Nach der vom britischen Parlament erzwungenen Vollbremsung beim Brexit erwägen die übrigen EU-Staaten nun eine Fristverlängerung. EU-Ratschef Donald Tusk und EU-Parlamentspräsident David Sassoli plädierten für einen Aufschub des britischen EU-Austritts bis Ende Jänner 2020. Frankreich zeigte sich zunächst nur offen für eine kurze Verschiebung.

Der britische Premierminister Boris Johnson hatte zwar am Dienstagabend eine erste Abstimmung im Unterhaus über seinen mit der EU vereinbarten Austrittsvertrag gewonnen. Das Parlament lehnte aber eine Gesetzgebung im Eiltempo ab.

Damit kann Johnson einen geregelten Austritt zum 31. Oktober praktisch nicht mehr erreichen, und er legte die Gesetzgebung auf Eis. Daraufhin empfahl Tusk, den seit dem Wochenende vorliegenden Antrag Großbritanniens auf Fristverlängerung bis Ende Jänner anzunehmen. Am Mittwochnachmittag wollen sich die EU-Botschafter in Brüssel damit befassen.

Die französische Europa-Staatssekretärin Amélie de Montchalin brachte in Paris aber eine kürzere Frist ins Spiel. "Wir werden Ende der Woche sehen, ob eine rein technische Verlängerung von einigen Tagen gerechtfertigt ist", sagte sie nach Regierungsangaben am Dienstagabend.

Johnson will sich am Mittwochnachmittag im britischen Unterhaus äußern. Spekuliert wird über eine Neuwahl in Großbritannien im Dezember. Je nach Wahlausgang könnte Johnson das die Chance geben, seinen Deal glatt durchs Parlament zu bringen und sein Land danach mit Vertrag aus der EU zu führen. Ein Teil der Opposition signalisierte am Mittwoch grundsätzliche Bereitschaft, einer Neuwahl nicht im Wege zu stehen. Johnson hatte sich am Mittwoch auch mit Oppositionsführer Jeremy Corbyn getroffen.

Daneben ist auch ein EU-Austritt ohne Vertrag immer noch nicht völlig ausgeschlossen.

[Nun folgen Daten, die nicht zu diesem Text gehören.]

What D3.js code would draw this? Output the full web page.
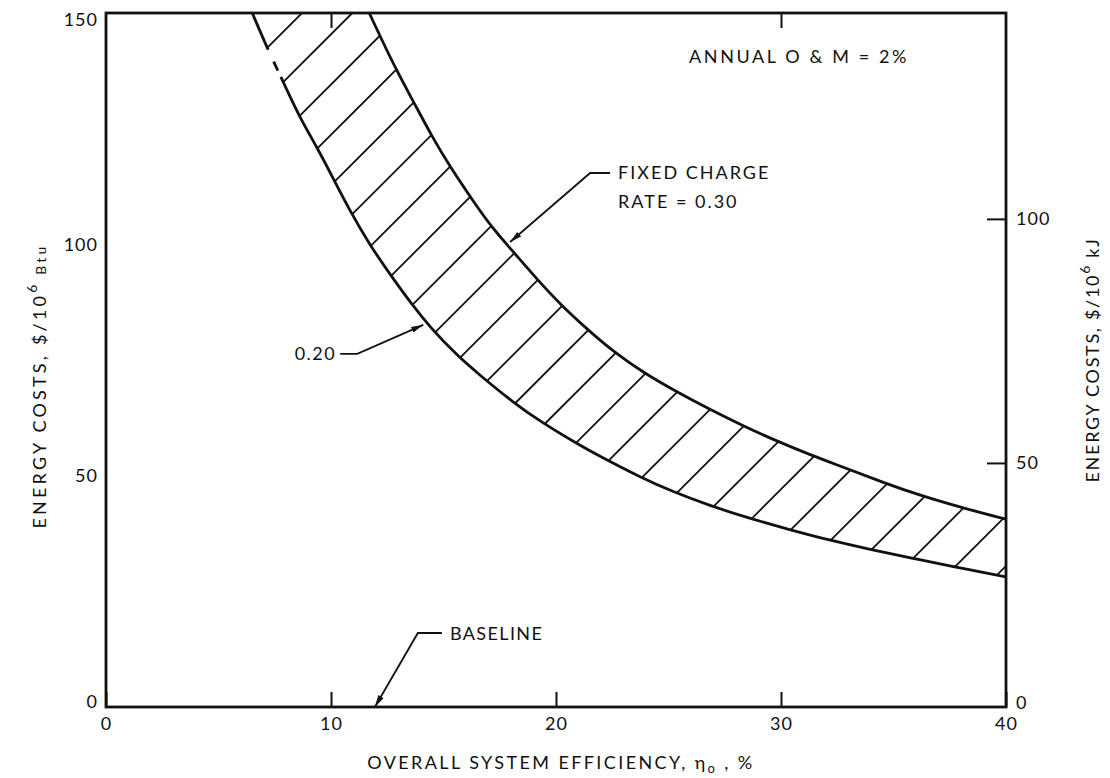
<!DOCTYPE html>
<html>
<head>
<meta charset="utf-8">
<script src="https://cdn.jsdelivr.net/npm/d3@7"></script>
<style>
  html, body { margin: 0; padding: 0; background: #fff; }
  svg { display: block; }
  text { font-family: "Lato", "DejaVu Sans", sans-serif; fill: #111; }
</style>
</head>
<body>
<svg id="chart" width="1110" height="778"></svg>
<script>
// ---------- data ----------
// Overall system efficiency (%) and energy cost ($/10^6 Btu)
const rate030Eff  = [11.7, 12.2, 12.9, 13.7, 14.5, 15.3, 16.2, 17.1, 18.1, 19.2, 20.2, 21.4, 22.5, 23.9, 25.3, 26.8, 28.3, 29.8, 31.4, 32.9, 34.5, 36.2, 38.1, 40];
const rate030Cost = [150, 144.8, 137.7, 130.5, 123.2, 116.7, 110.2, 103.9, 98.4, 92.2, 87.0, 81.6, 77.0, 72.2, 68.3, 64.4, 60.8, 57.5, 54.3, 51.6, 48.6, 45.7, 43.0, 40.6];
const rate020Eff  = [6.5, 7.2, 7.9, 8.6, 9.4, 10.1, 10.8, 11.7, 12.8, 13.6, 14.4, 15.6, 16.5, 18.1, 19.4, 20.8, 22.0, 23.7, 25.2, 26.8, 28.5, 30.4, 32.2, 34.0, 35.9, 37.6, 40];
const rate020Cost = [150, 142, 134.9, 127.5, 120.8, 114.2, 107.6, 100.0, 92.3, 87.0, 82.1, 76.0, 72.2, 65.8, 61.4, 57.3, 54.0, 49.8, 46.5, 43.6, 40.9, 38.3, 36.0, 34.0, 32.1, 30.4, 28.1];

const xTicks = [0, 10, 20, 30, 40];
const xTopTicks = [10, 30];
const yTicksBtu = [0, 50, 100, 150];
const yTicksKJ = [0, 50, 100];
const btuToKJ = 1.055;   // $/10^6 kJ = ($/10^6 Btu) / 1.055

// annotation anchors (data coords of arrow tips)
const annFixed = {eff: 17.96, cost: 100.5};
const ann020   = {eff: 14.1, cost: 82.6};
const annBase  = {eff: 11.95, cost: 0};

// ---------- layout ----------
const L = 106, R = 1006, T = 13, B = 707;
const svg = d3.select("#chart");

const x = d3.scaleLinear().domain([0, 40]).range([L, R]);
const y = d3.scaleLinear().domain([0, 150]).range([B, T]);
const y2 = d3.scaleLinear().domain([0, 150 / btuToKJ]).range([B, T]);

const upper = rate030Eff.map((e, i) => [e, rate030Cost[i]]);
const lower = rate020Eff.map((e, i) => [e, rate020Cost[i]]);

const line = d3.line().x(d => x(d[0])).y(d => y(d[1])).curve(d3.curveBasis);

// arrow marker
const defs = svg.append("defs");
defs.append("marker")
  .attr("id", "arr").attr("viewBox", "0 0 12 8").attr("refX", 12).attr("refY", 4)
  .attr("markerWidth", 13).attr("markerHeight", 8).attr("markerUnits", "userSpaceOnUse")
  .attr("orient", "auto")
  .append("path").attr("d", "M0,1 L12,4 L0,7 Z").attr("fill", "#111");

// clip for hatching: region between the two curves
const bandPath = line(lower) + "L" + line(upper.slice().reverse()).slice(1) + "Z";
defs.append("clipPath").attr("id", "band").append("path").attr("d", bandPath);
defs.append("clipPath").attr("id", "plot").append("rect")
  .attr("x", L).attr("y", T).attr("width", R - L).attr("height", B - T);

// hatch lines (x + y = c in screen space)
const hatchG = svg.append("g").attr("clip-path", "url(#plot)")
  .append("g").attr("clip-path", "url(#band)");
const cStart = 315, cEnd = 1572, nH = 25;
d3.range(nH + 1).forEach(k => {
  const c = cStart + (cEnd - cStart) * k / nH;
  hatchG.append("line")
    .attr("x1", c - T).attr("y1", T)
    .attr("x2", c - B).attr("y2", B)
    .attr("stroke", "#111").attr("stroke-width", 1.8);
});

// curves
const curveG = svg.append("g").attr("clip-path", "url(#plot)");
curveG.append("path").attr("d", line(upper))
  .attr("fill", "none").attr("stroke", "#111").attr("stroke-width", 2.8);
curveG.append("path").attr("d", line(lower))
  .attr("fill", "none").attr("stroke", "#111").attr("stroke-width", 2.8)
  .attr("stroke-dasharray", "40,13,10,7,3000");

// frame
svg.append("rect").attr("x", L).attr("y", T).attr("width", R - L).attr("height", B - T)
  .attr("fill", "none").attr("stroke", "#111").attr("stroke-width", 2.8);

// axes
const fs = 18, ls = 2.2;
const xAxis = svg.append("g").attr("transform", `translate(0,${B})`)
  .call(d3.axisBottom(x).tickValues(xTicks).tickFormat(d3.format("d"))
        .tickSizeInner(-15).tickSizeOuter(0).tickPadding(10));
const topAxis = svg.append("g").attr("transform", `translate(0,${T})`)
  .call(d3.axisTop(x).tickValues(xTopTicks).tickFormat("")
        .tickSizeInner(-15).tickSizeOuter(0));
const yAxis = svg.append("g").attr("transform", `translate(${L},0)`)
  .call(d3.axisLeft(y).tickValues(yTicksBtu).tickFormat(d3.format("d"))
        .tickSizeInner(0).tickSizeOuter(0).tickPadding(8));
const y2Axis = svg.append("g").attr("transform", `translate(${R},0)`)
  .call(d3.axisRight(y2).tickValues(yTicksKJ).tickFormat(d3.format("d"))
        .tickSizeInner(-19).tickSizeOuter(0).tickPadding(10));
[xAxis, topAxis, yAxis, y2Axis].forEach(g => {
  g.select(".domain").remove();
  g.selectAll(".tick line").attr("stroke", "#111").attr("stroke-width", 2);
  g.selectAll(".tick text").attr("font-size", fs).attr("fill", "#111")
    .attr("letter-spacing", 1)
    .style("font-family", "Lato, 'DejaVu Sans', sans-serif");
});
y2Axis.selectAll(".tick").filter(d => d === 0).select("line").remove();
yAxis.selectAll(".tick").filter(d => d === 0).select("text").attr("dy", "0.0em");
yAxis.selectAll(".tick").filter(d => d === 150).select("text").attr("dy", "0.7em");
y2Axis.selectAll(".tick").filter(d => d === 0).select("text").attr("dy", "0.1em");

// axis titles
const xt = svg.append("text").attr("x", 561).attr("y", 769)
  .attr("text-anchor", "middle").attr("font-size", fs).attr("letter-spacing", 2.4);
xt.append("tspan").text("OVERALL SYSTEM EFFICIENCY, η");
xt.append("tspan").attr("font-size", 13).attr("dy", 4).text("o");
xt.append("tspan").attr("dy", -4).text(" , %");

const lt = svg.append("text")
  .attr("transform", `translate(46,386) rotate(-90)`)
  .attr("text-anchor", "middle").attr("font-size", fs).attr("letter-spacing", 3.2);
lt.append("tspan").text("ENERGY COSTS, $/10");
lt.append("tspan").attr("font-size", 14).attr("dy", -9).text("6");
lt.append("tspan").attr("font-size", 14).attr("dy", 9).text(" Btu");

const rt = svg.append("text")
  .attr("transform", `translate(1099,360) rotate(-90)`)
  .attr("text-anchor", "middle").attr("font-size", fs).attr("letter-spacing", 1.7);
rt.append("tspan").text("ENERGY COSTS, $/10");
rt.append("tspan").attr("font-size", 14).attr("dy", -9).text("6");
rt.append("tspan").attr("dy", 9).text(" kJ");

// annotations
svg.append("text").attr("x", 689).attr("y", 63).attr("font-size", fs)
  .attr("letter-spacing", 2.6).text("ANNUAL O & M = 2%");

function leader(tip, elbowDx, elbowDy, hLen) {
  const tx = x(tip.eff), ty = y(tip.cost);
  const ex = tx + elbowDx, ey = ty + elbowDy;
  svg.append("path")
    .attr("d", `M${ex + hLen},${ey} L${ex},${ey} L${tx},${ty}`)
    .attr("fill", "none").attr("stroke", "#111").attr("stroke-width", 1.8)
    .attr("marker-end", "url(#arr)");
  return [ex + hLen, ey];
}
const pF = leader(annFixed, 80, -69, 20);
svg.append("text").attr("x", pF[0] + 8).attr("y", pF[1] + 6).attr("font-size", fs)
  .attr("letter-spacing", 2.0).text("FIXED CHARGE");
svg.append("text").attr("x", pF[0] + 8).attr("y", pF[1] + 35).attr("font-size", fs)
  .attr("letter-spacing", 2.0).text("RATE = 0.30");

const p2 = leader(ann020, -66, 29, -17);
svg.append("text").attr("x", p2[0] - 4).attr("y", p2[1] + 6).attr("font-size", fs)
  .attr("text-anchor", "end").attr("letter-spacing", 1.5).text("0.20");

const pB = leader(annBase, 43, -74, 24);
svg.append("text").attr("x", pB[0] + 8).attr("y", pB[1] + 7).attr("font-size", fs)
  .attr("letter-spacing", 1.4).text("BASELINE");
</script>
</body>
</html>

So hatte Johnson am Dienstagabend gesagt: "Es bleibt bei unserer Politik, dass wir keine Verzögerung haben sollten, dass wir die EU am 31. Oktober verlassen sollten." Er wolle nun mit den Verantwortlichen in Brüssel reden, gleichzeitig aber die Vorbereitungen für einen No-Deal-Brexit beschleunigen.

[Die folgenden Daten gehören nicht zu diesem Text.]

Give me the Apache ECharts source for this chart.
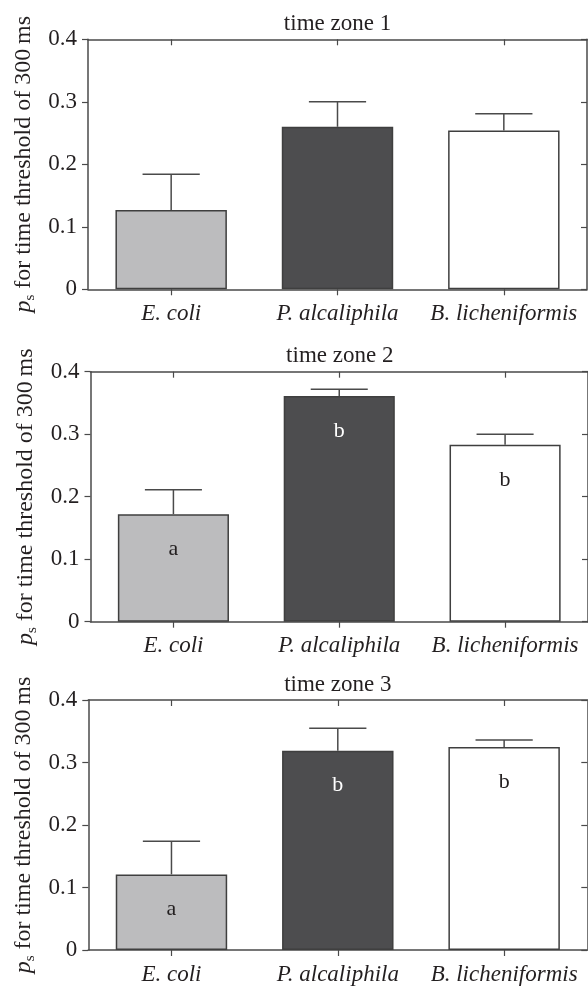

Allerdings kann das die EU-Seite mit einem Beschluss zur Fristverlängerung einfach verhindern. Ratschef Tusk hatte zuletzt bekräftigt, dass sich die EU niemals selbst für einen No-Deal-Brexit entscheiden werde. Denn befürchtet werden danach wirtschaftliches Chaos, Unsicherheit und Versorgungsengpässe.

EU-Parlamentspräsident Sassoli warb um einen Aufschub um drei Monate, damit Großbritannien seine Position klären könne und noch genug Zeit für die Ratifizierung eines Austrittsvertrags auf EU-Seite bleibe. Nach Darstellung von Diplomaten ist eine "Flextension" im Gespräch - eine flexible Frist. Sollte die Ratifizierung des Brexit-Vertrags in London früher gelingen, wäre ein Austritt vor Fristende möglich.

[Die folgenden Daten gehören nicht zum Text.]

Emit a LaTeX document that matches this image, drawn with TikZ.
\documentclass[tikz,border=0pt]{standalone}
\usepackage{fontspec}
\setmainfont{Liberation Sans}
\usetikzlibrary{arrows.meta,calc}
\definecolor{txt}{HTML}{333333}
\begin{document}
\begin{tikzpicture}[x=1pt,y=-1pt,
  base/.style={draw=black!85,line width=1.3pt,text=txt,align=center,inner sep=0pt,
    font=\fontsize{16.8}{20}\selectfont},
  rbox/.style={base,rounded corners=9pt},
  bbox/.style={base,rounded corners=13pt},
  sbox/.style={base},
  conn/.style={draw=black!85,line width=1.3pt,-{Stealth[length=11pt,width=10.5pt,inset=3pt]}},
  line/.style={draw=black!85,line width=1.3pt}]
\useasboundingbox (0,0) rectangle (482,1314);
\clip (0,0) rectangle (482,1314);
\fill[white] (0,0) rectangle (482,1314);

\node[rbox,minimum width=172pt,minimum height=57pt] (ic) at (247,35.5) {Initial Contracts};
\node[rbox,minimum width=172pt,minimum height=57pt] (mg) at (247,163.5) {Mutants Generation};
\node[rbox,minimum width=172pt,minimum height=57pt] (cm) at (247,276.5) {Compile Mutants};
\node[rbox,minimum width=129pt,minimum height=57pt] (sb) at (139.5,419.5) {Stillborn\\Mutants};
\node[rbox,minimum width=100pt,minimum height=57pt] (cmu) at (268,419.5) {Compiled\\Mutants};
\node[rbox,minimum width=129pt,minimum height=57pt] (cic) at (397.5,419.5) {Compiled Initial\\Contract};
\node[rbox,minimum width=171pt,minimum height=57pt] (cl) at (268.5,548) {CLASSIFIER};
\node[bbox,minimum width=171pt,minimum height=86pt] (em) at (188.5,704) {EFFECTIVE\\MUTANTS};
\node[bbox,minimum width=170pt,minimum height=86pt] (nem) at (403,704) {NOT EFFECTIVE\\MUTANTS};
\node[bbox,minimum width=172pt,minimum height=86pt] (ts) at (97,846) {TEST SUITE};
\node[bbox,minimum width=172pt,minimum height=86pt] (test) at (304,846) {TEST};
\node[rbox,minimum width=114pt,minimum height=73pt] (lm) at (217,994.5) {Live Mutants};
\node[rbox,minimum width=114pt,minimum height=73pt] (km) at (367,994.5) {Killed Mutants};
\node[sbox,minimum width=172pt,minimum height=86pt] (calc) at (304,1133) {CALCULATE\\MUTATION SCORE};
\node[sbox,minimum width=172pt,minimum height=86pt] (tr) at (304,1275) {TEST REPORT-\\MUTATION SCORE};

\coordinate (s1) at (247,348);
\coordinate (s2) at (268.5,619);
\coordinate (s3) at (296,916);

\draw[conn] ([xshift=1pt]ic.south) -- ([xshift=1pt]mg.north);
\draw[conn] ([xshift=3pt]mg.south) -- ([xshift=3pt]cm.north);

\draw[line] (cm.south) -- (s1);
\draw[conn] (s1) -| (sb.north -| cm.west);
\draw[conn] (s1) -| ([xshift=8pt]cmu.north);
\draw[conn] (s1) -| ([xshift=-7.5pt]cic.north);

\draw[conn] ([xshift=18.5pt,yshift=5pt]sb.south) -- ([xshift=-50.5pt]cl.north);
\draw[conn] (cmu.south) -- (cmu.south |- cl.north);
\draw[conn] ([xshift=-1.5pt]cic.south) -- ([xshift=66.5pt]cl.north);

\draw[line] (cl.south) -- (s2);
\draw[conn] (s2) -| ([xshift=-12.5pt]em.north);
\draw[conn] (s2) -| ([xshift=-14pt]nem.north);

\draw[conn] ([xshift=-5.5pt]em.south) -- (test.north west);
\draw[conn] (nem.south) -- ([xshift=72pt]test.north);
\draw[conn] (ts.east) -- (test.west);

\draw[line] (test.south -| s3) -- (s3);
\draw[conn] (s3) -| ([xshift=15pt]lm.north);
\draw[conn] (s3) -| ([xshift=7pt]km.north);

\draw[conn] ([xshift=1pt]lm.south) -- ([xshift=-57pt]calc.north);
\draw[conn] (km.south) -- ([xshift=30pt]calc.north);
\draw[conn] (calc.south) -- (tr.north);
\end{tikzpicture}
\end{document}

Der Grünen-Europapolitiker Philippe Lamberts begrüßte die wahrscheinliche Verschiebung. "Das ist eine gute Nachricht", sagt der Grünen-Fraktionschef im Europaparlament in Straßburg. Seine Partei wolle ohnehin keinen Brexit, der für alle nur Verluste bringe. "Das gibt uns mehr Zeit, die Schlacht zu schlagen." Eine Fristverlängerung bis Ende Jänner nannte er vernünftig.

Der Chef der britischen Brexit-Partei, Nigel Farage, sagte indes einen längeren Aufschub voraus. "Ich würde annehmen, dass die Verlängerung sechs Monate betragen wird", sagte der Europaabgeordnete in Straßburg. Die EU "wird diesmal Johnson Zeit geben und sagen: Klär das!"

Im Unterhaus waren die Mehrheiten am Dienstagabend ein weiteres Mal verwirrend. Zwar gewann Johnson - der im Parlament nur über eine Minderheit der Sitze verfügt - tatsächlich genügend Stimmen zum Start der Gesetzgebung über seinen Brexit-Deal. Der Zeitplan fiel dann aber durch, weil eine Mehrheit der Abgeordneten Spielraum für eine genaue Prüfung des 110 Seiten starken Gesetzespaketes möchte.

Österreich dürfte einer Verlängerung wohl zustimmen. Bundeskanzlerin Brigitte Bierlein hatte sich beim EU-Gipfel in Brüssel dafür ausgesprochen, einen ungeordneten EU-Austritt Großbritanniens zu verhindern.